Argonne submitted benchmarks for half the system size, and its performance will only go up when fully benchmarked, said Erich Strohmaier, cofounder of Top500.

“It’s questionable if Frontier will stay the number one system for much longer,” Strohmaier said.

Diachin’s team has had limited access to the system since July and is seeing great performance.

“We’re really looking forward to getting full access to that system, hopefully later this month,” Diachin said.

The third Exascale supercomputer, El Capitan, will be deployed in mid to late 2024 at the Lawrence Livermore National Laboratory.

The system will likely take the top spot on Top500 when the benchmark is released, but it is not sure when that will happen.

“There’ll be a brief early science period for that machine before it’s turned over to classified use for stockpile stewardship for the NSA,” Diachin said.

Additionally, many Top500 class Exaflop systems may be in plain sight, especially in cloud facilities of vendors who have not bothered to submit the results. Google’s A3 supercomputer can accommodate up to 26,000 Nvidia H100 GPUs but has not submitted any results.

But one submission, Microsoft’s Azure AI supercomputer called Eagle, unexpectedly landed in the third spot of this year’s Top500, and Nvidia’s bare metal Eos was in the ninth spot.

A past contributor, China, has gone off the map and isn’t submitting results to Top500. One submission for the Gordon Bell awards is a Chinese Exascale system, but there were no submissions of the system’s performance to the Top500.

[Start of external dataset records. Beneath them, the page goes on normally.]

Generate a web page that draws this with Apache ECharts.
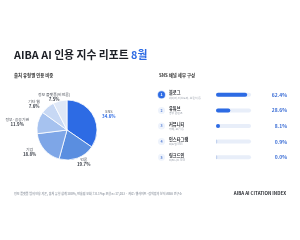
<!DOCTYPE html>
<html>
<head>
<meta charset="utf-8">
<script src="https://cdn.jsdelivr.net/npm/echarts@6/dist/echarts.min.js"></script>
<style>
html,body{margin:0;padding:0;background:#fff;}
#c{width:300px;height:240px;}
</style>
</head>
<body>
<div id="c"></div>
<script>
const pieNames = ['SNS', '언론', '기업', '정부·공공기관', '기타 웹', '정보 플랫폼(비언론)'];
const pieValues = [34.6, 19.7, 18.8, 11.9, 7.6, 7.5];
const pieColors = ['#2d6be4', '#5a8ee0', '#7ea6e7', '#a6c2ef', '#c7d8f4', '#dfe8f7'];

const channelNames = ['블로그', '유튜브', '커뮤니티', '인스타그램', '링크드인'];
const channelNotes = ['네이버, 티스토리, 브런치 등', '영상 콘텐츠', '카페, 포럼 등', '피드형 SNS', '비즈니스 SNS'];
const channelValues = [62.4, 28.6, 8.1, 0.9, 0.0];
const channelRanks = ['1', '2', '3', '4', '5'];

const FONT = '"Noto Sans CJK KR", "Noto Sans", sans-serif';
const chart = echarts.init(document.getElementById('c'), null, {renderer: 'canvas'});

// mid angle of each slice, clockwise from top, in degrees (for label alignment only)
const pieTotal = pieValues.reduce(function (a, b) { return a + b; }, 0);
const pieMid = [];
(function () {
  let acc = 0;
  pieValues.forEach(function (v) { pieMid.push((acc + v / 2) / pieTotal * 360); acc += v; });
})();

const option = {
  backgroundColor: '#ffffff',
  textStyle: {fontFamily: FONT},
  animation: false,
  title: [
    {
      text: '{a|AIBA AI 인용 지수 리포트 }{b|8월}',
      left: 14, top: 49.5, padding: 0,
      textStyle: {
        rich: {
          a: {fontSize: 10.8, fontWeight: 'bold', color: '#1c1f26', fontFamily: FONT},
          b: {fontSize: 10.8, fontWeight: 'bold', color: '#2d6be4', fontFamily: FONT}
        }
      }
    },
    {
      text: '출처 유형별 인용 비중', left: 14, top: 73, padding: 0,
      textStyle: {fontSize: 4.4, fontWeight: 'bold', color: '#333', fontFamily: FONT}
    },
    {
      text: 'SNS 채널 세부 구성', left: 159, top: 73, padding: 0,
      textStyle: {fontSize: 4.4, fontWeight: 'bold', color: '#333', fontFamily: FONT}
    },
    {
      text: '정보 플랫폼 범위 인용 기준, 출처 유형 합계 100%, 반올림 오차 ±0.1%p 포함 n=17,023 · 자료: 웹사이트·검색결과 분석 AIBA 연구소',
      left: 14, top: 192, padding: 0,
      textStyle: {fontSize: 3, color: '#9aa0aa', fontFamily: FONT}
    },
    {
      text: 'AIBA AI CITATION INDEX', right: 14, top: 191.5, padding: 0,
      textStyle: {fontSize: 4.5, fontWeight: 'bold', color: '#2a2d33', fontFamily: FONT}
    }
  ],
  grid: {left: 216, right: 49, top: 87, height: 78},
  xAxis: {type: 'value', min: 0, max: 70, show: false},
  yAxis: [
    {
      type: 'category', inverse: true, position: 'left', data: channelNames,
      axisLine: {show: false}, axisTick: {show: false},
      axisLabel: {
        interval: 0, align: 'left', margin: 47,
        formatter: function (v, i) { return '{n|' + v + '}\n{s|' + channelNotes[i] + '}'; },
        rich: {
          n: {fontSize: 4.2, fontWeight: 'bold', color: '#2a2d33', lineHeight: 5.5, fontFamily: FONT},
          s: {fontSize: 2.8, color: '#a0a6b0', lineHeight: 4, fontFamily: FONT}
        }
      }
    },
    {
      type: 'category', inverse: true, position: 'left', data: channelRanks,
      axisLine: {show: false}, axisTick: {show: false},
      axisLabel: {
        interval: 0, align: 'left', margin: 58,
        formatter: function (v, i) { return i === 0 ? '{f|' + v + '}' : '{e|' + v + '}'; },
        rich: {
          f: {fontSize: 3.6, fontWeight: 'bold', color: '#fff', backgroundColor: '#2d6be4', borderRadius: 4,
              width: 7, height: 7, align: 'center', lineHeight: 7, borderColor: '#c9d9f7', borderWidth: 0.8, fontFamily: FONT},
          e: {fontSize: 3.6, fontWeight: 'bold', color: '#5f86d6', backgroundColor: '#eef3fc', borderRadius: 4,
              width: 7, height: 7, align: 'center', lineHeight: 7, fontFamily: FONT}
        }
      }
    },
    {
      type: 'category', inverse: true, position: 'right',
      data: channelValues.map(function (v) { return v.toFixed(1) + '%'; }),
      axisLine: {show: false}, axisTick: {show: false},
      axisLabel: {interval: 0, align: 'right', margin: 36, fontSize: 5, fontWeight: 'bold', color: '#3d6fd6', fontFamily: FONT}
    }
  ],
  series: [
    {
      type: 'pie',
      center: [67, 130],
      radius: [0, 30],
      startAngle: 90,
      clockwise: true,
      avoidLabelOverlap: false,
      itemStyle: {borderColor: '#ffffff', borderWidth: 0.8},
      labelLine: {show: false, length: 4, length2: 0},
      label: {
        show: true, position: 'outside',
        formatter: function (p) {
          return '{n|' + p.name + '}\n' + (p.dataIndex === 0 ? '{h|' : '{p|') + p.value.toFixed(1) + '%}';
        },
        rich: {
          n: {fontSize: 3.9, color: '#4a4f58', lineHeight: 5, fontFamily: FONT},
          p: {fontSize: 4.4, fontWeight: 'bold', color: '#3a3f48', lineHeight: 5, fontFamily: FONT},
          h: {fontSize: 4.4, fontWeight: 'bold', color: '#2d6be4', lineHeight: 5, fontFamily: FONT}
        }
      },
      labelLayout: function (params) {
        const r = params.labelRect;
        const m = pieMid[params.dataIndex];
        const nearVertical = Math.min(Math.abs(m - 180), Math.abs(m - 360), m) < 25;
        if (nearVertical) {
          return {align: 'center'};
        }
        return {x: r.x + r.width / 2, align: 'center'};
      },
      data: pieNames.map(function (n, i) {
        return {name: n, value: pieValues[i], itemStyle: {color: pieColors[i]}};
      })
    },
    {
      type: 'bar',
      xAxisIndex: 0, yAxisIndex: 0,
      barWidth: 4,
      barMinHeight: 1.2,
      showBackground: true,
      backgroundStyle: {color: '#e8eef9', borderRadius: 2},
      data: channelValues.map(function (v) {
        return {value: v, itemStyle: {color: v >= 5 ? '#2d6be4' : '#c3d2ee', borderRadius: 2}};
      })
    }
  ]
};
chart.setOption(option);
</script>
</body>
</html>
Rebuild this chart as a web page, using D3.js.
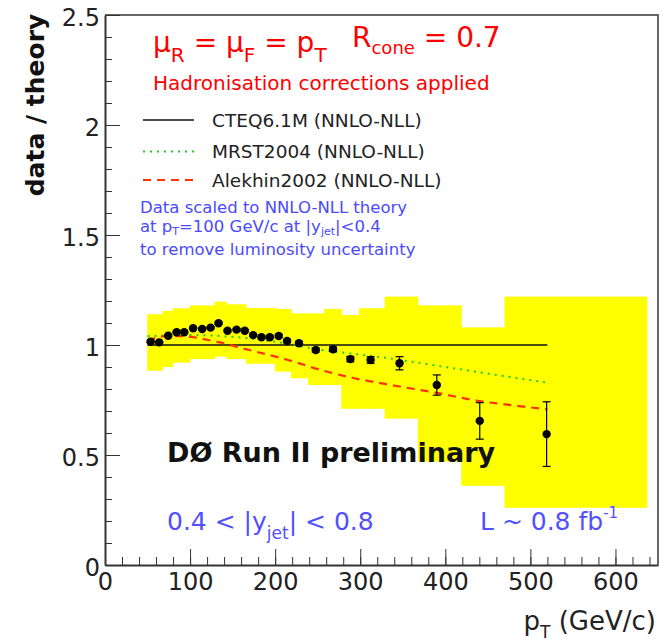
<!DOCTYPE html>
<html><head><meta charset="utf-8">
<script src="https://cdn.jsdelivr.net/npm/d3@7"></script>
<style>body{margin:0;background:#fff}svg{display:block}text{font-family:"DejaVu Sans",sans-serif}</style>
</head><body>
<script>
// ---- data ----
const ptData   = [53.6, 63.7, 74.3, 84.2, 93.1, 103.6, 114.2, 124.1, 133.5, 144, 154.6, 164.3, 174.1, 183.9, 193.7, 204.2, 214, 228, 247.7, 268, 288.4, 312.2, 346.2, 390, 440.5, 519.1];
const ratio    = [1.015, 1.012, 1.042, 1.058, 1.058, 1.076, 1.073, 1.079, 1.099, 1.065, 1.07, 1.065, 1.045, 1.035, 1.035, 1.041, 1.018, 1.008, 0.977, 0.981, 0.936, 0.932, 0.917, 0.818, 0.655, 0.595];
const ratioErr = [0.004, 0.004, 0.004, 0.004, 0.004, 0.004, 0.004, 0.004, 0.005, 0.005, 0.005, 0.005, 0.006, 0.006, 0.006, 0.007, 0.008, 0.008, 0.009, 0.010, 0.012, 0.015, 0.030, 0.046, 0.083, 0.147];

const cteqPt    = [50, 520];
const cteqRatio = [1.0, 1.0];
const mrstPt    = [50, 100, 150, 200, 250, 320, 400, 470, 520];
const mrstRatio = [1.04, 1.045, 1.037, 1.015, 0.98, 0.947, 0.90, 0.858, 0.829];
const alekhinPt    = [50, 75, 92, 108, 127, 143, 158, 174, 215, 254, 293, 329, 393, 440, 475, 520];
const alekhinRatio = [1.02, 1.042, 1.04, 1.033, 1.018, 1.005, 0.988, 0.973, 0.932, 0.886, 0.849, 0.823, 0.78, 0.745, 0.728, 0.707];

// systematic uncertainty band (bin edges in pT, low/high ratio)
const bandX0   = [50, 68, 80, 100, 129, 143, 166, 200, 219, 239, 258, 278, 299, 329, 368, 419, 470];
const bandX1   = [68, 80, 100, 129, 143, 166, 200, 219, 239, 258, 278, 299, 329, 368, 419, 470, 637];
const bandLow  = [0.883, 0.90, 0.92, 0.936, 0.947, 0.936, 0.915, 0.879, 0.849, 0.818, 0.818, 0.71, 0.71, 0.665, 0.47, 0.36, 0.26];
const bandHigh = [1.14, 1.155, 1.167, 1.18, 1.197, 1.185, 1.168, 1.164, 1.144, 1.144, 1.164, 1.136, 1.167, 1.22, 1.18, 1.08, 1.22];

const xTicks = [0, 100, 200, 300, 400, 500, 600];
const xTickLabels = ["0", "100", "200", "300", "400", "500", "600"];
const yTicks = [0, 0.5, 1, 1.5, 2, 2.5];
const yTickLabels = ["0", "0.5", "1", "1.5", "2", "2.5"];

const legendNames = ["CTEQ6.1M (NNLO-NLL)", "MRST2004 (NNLO-NLL)", "Alekhin2002 (NNLO-NLL)"];

// ---- drawing ----
const W = 665, H = 642;
const svg = d3.select("body").append("svg").attr("width", W).attr("height", H);
const x = d3.scaleLinear().domain([0, 650]).range([105, 658]);
const y = d3.scaleLinear().domain([0, 2.5]).range([565, 15]);

// band
svg.append("g").selectAll("rect").data(bandX0.map((d, i) => i)).join("rect")
  .attr("x", i => x(bandX0[i]) - 0.3)
  .attr("width", i => x(bandX1[i]) - x(bandX0[i]) + 0.6)
  .attr("y", i => y(bandHigh[i]))
  .attr("height", i => y(bandLow[i]) - y(bandHigh[i]))
  .attr("fill", "#ffff00");

// theory curves
const line = d3.line().x(d => x(d[0])).y(d => y(d[1]));
const smooth = d3.line().curve(d3.curveMonotoneX).x(d => x(d[0])).y(d => y(d[1]));
svg.append("path").datum(cteqPt.map((p, i) => [p, cteqRatio[i]])).attr("d", line)
  .attr("fill", "none").attr("stroke", "#111").attr("stroke-width", 1.3);
svg.append("path").datum(mrstPt.map((p, i) => [p, mrstRatio[i]])).attr("d", smooth)
  .attr("fill", "none").attr("stroke", "#22cc22").attr("stroke-width", 2).attr("stroke-dasharray", "2,5");
svg.append("path").datum(alekhinPt.map((p, i) => [p, alekhinRatio[i]])).attr("d", smooth)
  .attr("fill", "none").attr("stroke", "#ff3300").attr("stroke-width", 2.2).attr("stroke-dasharray", "8,6");

// data points with error bars
const pts = svg.append("g");
ptData.forEach((p, i) => {
  const cx = x(p), y0 = y(ratio[i] - ratioErr[i]), y1 = y(ratio[i] + ratioErr[i]);
  pts.append("line").attr("x1", cx).attr("x2", cx).attr("y1", y0).attr("y2", y1).attr("stroke", "#000").attr("stroke-width", 1.2);
  pts.append("line").attr("x1", cx - 4).attr("x2", cx + 4).attr("y1", y0).attr("y2", y0).attr("stroke", "#000").attr("stroke-width", 1.2);
  pts.append("line").attr("x1", cx - 4).attr("x2", cx + 4).attr("y1", y1).attr("y2", y1).attr("stroke", "#000").attr("stroke-width", 1.2);
  pts.append("circle").attr("cx", cx).attr("cy", y(ratio[i])).attr("r", 4.2).attr("fill", "#000");
});

// frame (top, right)
svg.append("path").attr("d", `M${x(0)},${y(2.5)}H${x(650)}V${y(0)}`).attr("fill", "none").attr("stroke", "#666").attr("stroke-width", 2);

// axes
const axColor = "#333";
svg.append("g").attr("transform", `translate(0,${y(0)})`).style("color", axColor)
  .call(d3.axisBottom(x).tickValues(d3.range(0, 651, 20)).tickSize(-8).tickFormat(""))
  .call(g => g.select(".domain").remove());
const gx = svg.append("g").attr("transform", `translate(0,${y(0)})`).style("color", axColor)
  .call(d3.axisBottom(x).tickValues(xTicks).tickFormat((d, i) => xTickLabels[i]).tickSizeInner(-16).tickSizeOuter(0).tickPadding(8));
gx.select(".domain").attr("stroke-width", 2);
gx.selectAll("text").attr("font-size", 24).attr("font-family", "DejaVu Sans").attr("fill", "#222");

svg.append("g").attr("transform", `translate(${x(0)},0)`).style("color", axColor)
  .call(d3.axisLeft(y).tickValues(d3.range(0, 26, 1).map(v => v / 10)).tickSize(-7).tickFormat(""))
  .call(g => g.select(".domain").remove());
const gy = svg.append("g").attr("transform", `translate(${x(0)},0)`).style("color", axColor)
  .call(d3.axisLeft(y).tickValues(yTicks).tickFormat((d, i) => yTickLabels[i]).tickSizeInner(-15).tickSizeOuter(0).tickPadding(5));
gy.select(".domain").attr("stroke-width", 2);
gy.selectAll("text").attr("font-size", 24).attr("font-family", "DejaVu Sans").attr("fill", "#222").attr("dy", "0.42em");

// axis titles
svg.append("text").attr("transform", "translate(44,105) rotate(-90)").attr("text-anchor", "middle")
  .attr("font-size", 25).attr("font-weight", "bold").attr("fill", "#111").text("data / theory");
const xt = svg.append("text").attr("x", 656).attr("y", 630).attr("text-anchor", "end").attr("font-size", 26).attr("fill", "#222");
xt.append("tspan").text("p");
xt.append("tspan").attr("font-size", 17).attr("dy", 8).text("T");
xt.append("tspan").attr("dy", -8).text(" (GeV/c)");

// red header
const red = "#ff0000";
const t1 = svg.append("text").attr("x", 153).attr("y", 52).attr("font-size", 28).attr("fill", red);
t1.append("tspan").text("μ");
t1.append("tspan").attr("font-size", 20).attr("dy", 10).text("R");
t1.append("tspan").attr("dy", -10).text(" = μ");
t1.append("tspan").attr("font-size", 20).attr("dy", 10).text("F");
t1.append("tspan").attr("dy", -10).text(" = p");
t1.append("tspan").attr("font-size", 20).attr("dy", 10).text("T");
const t2 = svg.append("text").attr("x", 352).attr("y", 47).attr("font-size", 28).attr("fill", red);
t2.append("tspan").text("R");
t2.append("tspan").attr("font-size", 18).attr("dy", 7).text("cone");
t2.append("tspan").attr("dy", -7).text(" = 0.7");
svg.append("text").attr("x", 153).attr("y", 90).attr("font-size", 20).attr("fill", red).text("Hadronisation corrections applied");

// legend
const legY = [120, 151.5, 180];
const legBase = [127, 158, 187];
const legStyles = [
  {stroke: "#111", w: 1.3, dash: null},
  {stroke: "#22cc22", w: 2, dash: "2,5"},
  {stroke: "#ff3300", w: 2.2, dash: "8,6"}
];
legendNames.forEach((n, i) => {
  svg.append("line").attr("x1", 143).attr("x2", 194).attr("y1", legY[i]).attr("y2", legY[i])
    .attr("stroke", legStyles[i].stroke).attr("stroke-width", legStyles[i].w).attr("stroke-dasharray", legStyles[i].dash);
  svg.append("text").attr("x", 212).attr("y", legBase[i]).attr("font-size", 18.5).attr("fill", "#222").text(n);
});

// blue note
const blue = "#4a4aff";
svg.append("text").attr("x", 140).attr("y", 213).attr("font-size", 16.5).attr("fill", blue).text("Data scaled to NNLO-NLL theory");
const b2 = svg.append("text").attr("x", 140).attr("y", 232).attr("font-size", 16.5).attr("fill", blue);
b2.append("tspan").text("at p");
b2.append("tspan").attr("font-size", 11).attr("dy", 3).text("T");
b2.append("tspan").attr("dy", -3).text("=100 GeV/c at |y");
b2.append("tspan").attr("font-size", 11).attr("dy", 3).text("jet");
b2.append("tspan").attr("dy", -3).text("|<0.4");
svg.append("text").attr("x", 140).attr("y", 255).attr("font-size", 16.5).attr("fill", blue).text("to remove luminosity uncertainty");

// D0 label
svg.append("text").attr("x", 167).attr("y", 462).attr("font-size", 27).attr("font-weight", "bold").attr("fill", "#111").text("DØ Run II preliminary");

// rapidity & luminosity
const blue2 = "#5050ff";
const r1 = svg.append("text").attr("x", 167).attr("y", 530).attr("font-size", 25).attr("fill", blue2);
r1.append("tspan").text("0.4 < |y");
r1.append("tspan").attr("font-size", 17).attr("dy", 9).text("jet");
r1.append("tspan").attr("dy", -9).text("| < 0.8");
const l1 = svg.append("text").attr("x", 480).attr("y", 530).attr("font-size", 25).attr("fill", blue2);
l1.append("tspan").text("L ~ 0.8 fb");
l1.append("tspan").attr("font-size", 15).attr("dy", -12).text("-1");
</script>
</body></html>
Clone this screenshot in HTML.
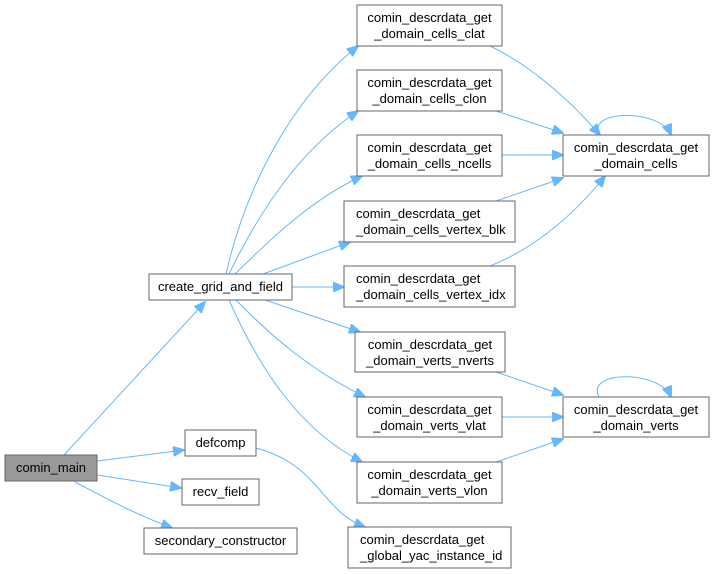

Beyond raw horsepower, DoE’s Diachin is also trying new ways to scale performance within the current hardware limitations.

One such idea is using mixed precision and a wider implementation of accelerated computing. Also, DoE is looking at incorporating AI into large multiphysics models and enveloping that into classical computing to reach faster results.

“From our perspective, one of the things we’re really looking toward is some of these algorithmic improvements and broader incorporation of those kinds of technologies to accelerate applications while keeping the power footprint manageable,” Diachin said.

Many labs are also looking at their old code written in languages like Fortran 77 and rewriting and recompiling it for accelerated computing environments.

This approach “will help future-proof many of these codes by extracting layers that are specific to different kinds of hardware and allowing them to be more performance portable with less work,” Diachin said.

Hardware and algorithmic improvements gave performance improvements mostly in the 200x to 300x range and “as much as even several 1000 times improvement,” Diachin said.

The labs typically rely on E4S, or Extreme-scale Scientific Software, comprising debugging, runtime, math, visualization, and compression tools. It has more than 115 packages and is being pushed out to academia, scientific organizations, and other U.S. government agencies.